— START OF Extracted material —

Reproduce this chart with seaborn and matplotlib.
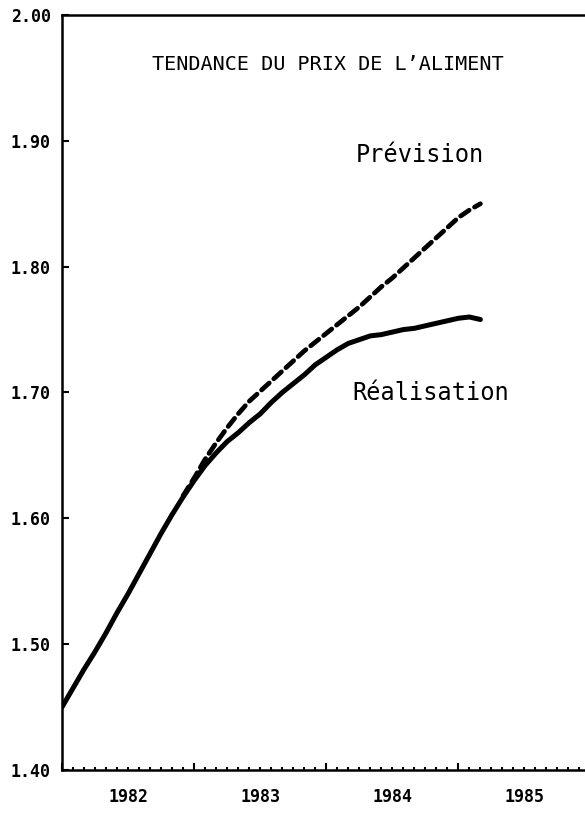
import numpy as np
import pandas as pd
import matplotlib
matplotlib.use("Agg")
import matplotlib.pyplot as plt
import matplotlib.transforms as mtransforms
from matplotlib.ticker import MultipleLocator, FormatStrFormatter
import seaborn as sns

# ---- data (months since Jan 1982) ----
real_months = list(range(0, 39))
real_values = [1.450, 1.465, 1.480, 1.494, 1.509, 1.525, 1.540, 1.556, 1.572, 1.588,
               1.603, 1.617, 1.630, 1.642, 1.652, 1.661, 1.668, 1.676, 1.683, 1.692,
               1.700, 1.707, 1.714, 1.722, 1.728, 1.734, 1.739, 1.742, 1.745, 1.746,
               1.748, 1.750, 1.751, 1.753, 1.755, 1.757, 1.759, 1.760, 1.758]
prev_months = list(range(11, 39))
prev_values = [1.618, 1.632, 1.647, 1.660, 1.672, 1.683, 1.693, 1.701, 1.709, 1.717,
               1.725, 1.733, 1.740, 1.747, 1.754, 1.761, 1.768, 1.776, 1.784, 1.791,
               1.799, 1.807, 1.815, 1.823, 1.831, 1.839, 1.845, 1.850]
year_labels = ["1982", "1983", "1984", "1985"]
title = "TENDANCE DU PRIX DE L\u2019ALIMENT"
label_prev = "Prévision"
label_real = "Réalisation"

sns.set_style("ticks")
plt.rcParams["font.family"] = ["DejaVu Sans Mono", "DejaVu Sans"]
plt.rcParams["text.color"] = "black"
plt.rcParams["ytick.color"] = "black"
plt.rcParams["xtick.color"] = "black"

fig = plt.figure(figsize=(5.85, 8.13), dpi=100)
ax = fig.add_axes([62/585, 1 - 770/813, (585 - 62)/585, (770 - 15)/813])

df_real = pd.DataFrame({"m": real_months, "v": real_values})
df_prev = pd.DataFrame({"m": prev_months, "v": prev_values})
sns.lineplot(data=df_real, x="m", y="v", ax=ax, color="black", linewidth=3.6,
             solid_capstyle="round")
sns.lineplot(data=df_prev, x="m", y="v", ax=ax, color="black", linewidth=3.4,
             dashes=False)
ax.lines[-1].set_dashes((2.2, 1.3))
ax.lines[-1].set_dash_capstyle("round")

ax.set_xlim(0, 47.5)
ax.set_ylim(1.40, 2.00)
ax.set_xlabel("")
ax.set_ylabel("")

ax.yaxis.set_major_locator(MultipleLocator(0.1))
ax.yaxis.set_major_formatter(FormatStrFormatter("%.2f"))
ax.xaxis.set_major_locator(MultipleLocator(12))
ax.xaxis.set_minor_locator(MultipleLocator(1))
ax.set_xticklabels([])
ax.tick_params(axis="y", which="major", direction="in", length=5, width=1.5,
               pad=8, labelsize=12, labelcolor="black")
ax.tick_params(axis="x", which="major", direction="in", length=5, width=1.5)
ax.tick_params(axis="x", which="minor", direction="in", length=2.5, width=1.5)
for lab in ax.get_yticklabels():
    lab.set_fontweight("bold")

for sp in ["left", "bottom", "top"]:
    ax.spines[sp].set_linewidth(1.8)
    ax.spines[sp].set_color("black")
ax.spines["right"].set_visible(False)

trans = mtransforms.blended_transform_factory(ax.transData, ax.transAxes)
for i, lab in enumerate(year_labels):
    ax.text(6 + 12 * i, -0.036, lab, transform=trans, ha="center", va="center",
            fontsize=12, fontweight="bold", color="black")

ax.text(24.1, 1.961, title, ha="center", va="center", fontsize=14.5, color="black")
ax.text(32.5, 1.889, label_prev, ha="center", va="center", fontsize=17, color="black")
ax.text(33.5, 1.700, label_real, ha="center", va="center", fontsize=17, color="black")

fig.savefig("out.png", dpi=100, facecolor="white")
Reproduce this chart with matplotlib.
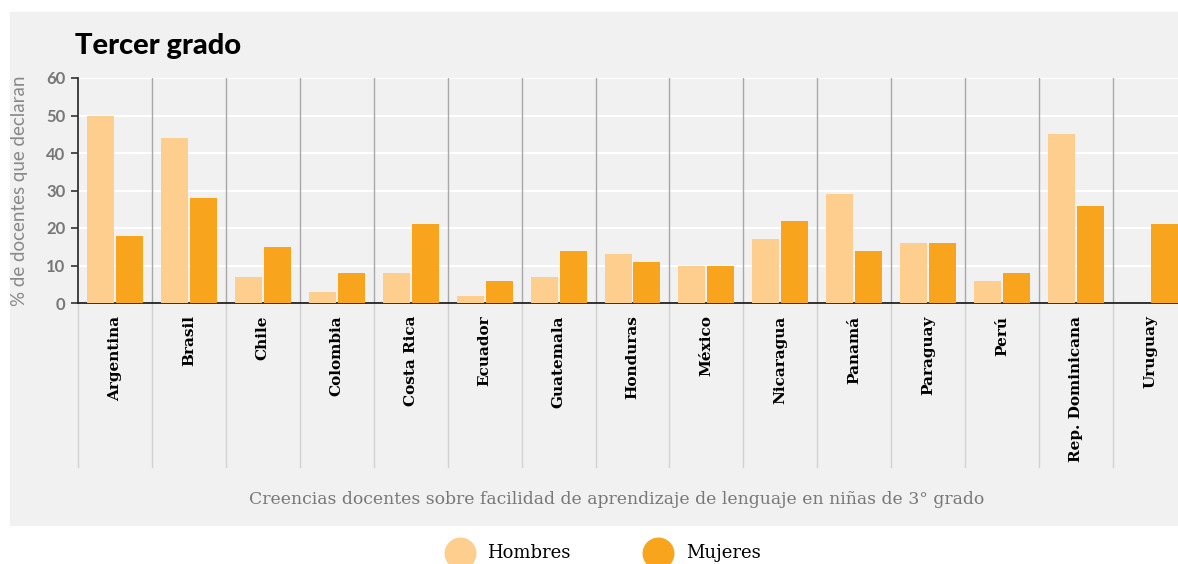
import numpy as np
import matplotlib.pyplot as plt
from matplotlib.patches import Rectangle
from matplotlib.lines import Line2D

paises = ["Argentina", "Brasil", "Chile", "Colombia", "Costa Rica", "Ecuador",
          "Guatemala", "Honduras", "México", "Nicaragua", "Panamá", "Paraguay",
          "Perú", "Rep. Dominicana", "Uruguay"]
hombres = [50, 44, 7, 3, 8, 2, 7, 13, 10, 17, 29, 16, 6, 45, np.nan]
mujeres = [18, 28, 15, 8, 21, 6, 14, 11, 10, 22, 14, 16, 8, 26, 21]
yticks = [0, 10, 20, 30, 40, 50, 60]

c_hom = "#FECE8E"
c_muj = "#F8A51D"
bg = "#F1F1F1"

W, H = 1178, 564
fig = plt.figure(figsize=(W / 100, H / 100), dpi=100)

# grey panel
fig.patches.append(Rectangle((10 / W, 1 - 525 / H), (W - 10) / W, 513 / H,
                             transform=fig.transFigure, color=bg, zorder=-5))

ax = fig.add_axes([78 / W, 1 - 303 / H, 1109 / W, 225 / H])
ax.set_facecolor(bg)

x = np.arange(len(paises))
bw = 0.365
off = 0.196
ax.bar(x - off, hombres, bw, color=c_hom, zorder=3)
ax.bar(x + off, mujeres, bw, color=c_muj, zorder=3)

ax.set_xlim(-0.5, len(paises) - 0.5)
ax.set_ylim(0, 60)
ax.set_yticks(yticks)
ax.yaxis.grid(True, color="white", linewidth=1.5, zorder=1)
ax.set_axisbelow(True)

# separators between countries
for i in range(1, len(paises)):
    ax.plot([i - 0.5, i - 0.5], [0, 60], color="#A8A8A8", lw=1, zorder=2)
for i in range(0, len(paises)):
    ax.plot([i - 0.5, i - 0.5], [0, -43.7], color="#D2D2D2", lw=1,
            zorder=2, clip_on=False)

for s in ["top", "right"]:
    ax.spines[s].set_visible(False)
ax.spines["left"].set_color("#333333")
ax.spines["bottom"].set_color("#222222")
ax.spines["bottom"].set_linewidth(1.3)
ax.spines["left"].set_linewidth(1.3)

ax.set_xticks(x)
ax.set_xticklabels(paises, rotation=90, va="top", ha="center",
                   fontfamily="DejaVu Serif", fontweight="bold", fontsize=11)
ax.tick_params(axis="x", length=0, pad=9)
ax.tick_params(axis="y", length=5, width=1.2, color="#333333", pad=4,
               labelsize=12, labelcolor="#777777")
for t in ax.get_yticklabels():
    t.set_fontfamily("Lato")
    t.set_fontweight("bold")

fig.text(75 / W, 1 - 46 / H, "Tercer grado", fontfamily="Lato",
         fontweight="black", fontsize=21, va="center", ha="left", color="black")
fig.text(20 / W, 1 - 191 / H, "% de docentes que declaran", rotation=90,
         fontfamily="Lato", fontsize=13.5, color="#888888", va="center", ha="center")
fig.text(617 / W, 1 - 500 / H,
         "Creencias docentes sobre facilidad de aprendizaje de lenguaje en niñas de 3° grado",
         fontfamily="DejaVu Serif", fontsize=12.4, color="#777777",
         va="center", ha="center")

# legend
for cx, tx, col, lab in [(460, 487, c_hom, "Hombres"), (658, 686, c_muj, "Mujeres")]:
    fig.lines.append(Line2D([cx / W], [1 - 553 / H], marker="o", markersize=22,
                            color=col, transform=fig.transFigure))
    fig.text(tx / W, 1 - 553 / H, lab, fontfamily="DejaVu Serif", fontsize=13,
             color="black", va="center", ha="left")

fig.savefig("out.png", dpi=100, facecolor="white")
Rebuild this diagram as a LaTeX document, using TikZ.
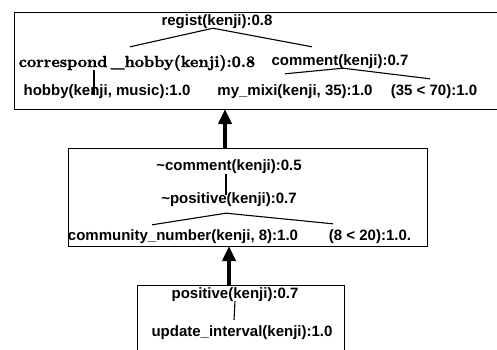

— END OF Extracted material —

Collect the complete line wherever the string "matplotlib" appears in the records.

## The solution
Reproduce this chart with seaborn and matplotlib.
import matplotlib
matplotlib.use("Agg")
import matplotlib.pyplot as plt
import matplotlib.transforms as mtransforms
from matplotlib.ticker import MultipleLocator, FormatStrFormatter
Reproduce this chart with matplotlib.
import matplotlib.pyplot as plt
from matplotlib.patches import Rectangle
from matplotlib.lines import Line2D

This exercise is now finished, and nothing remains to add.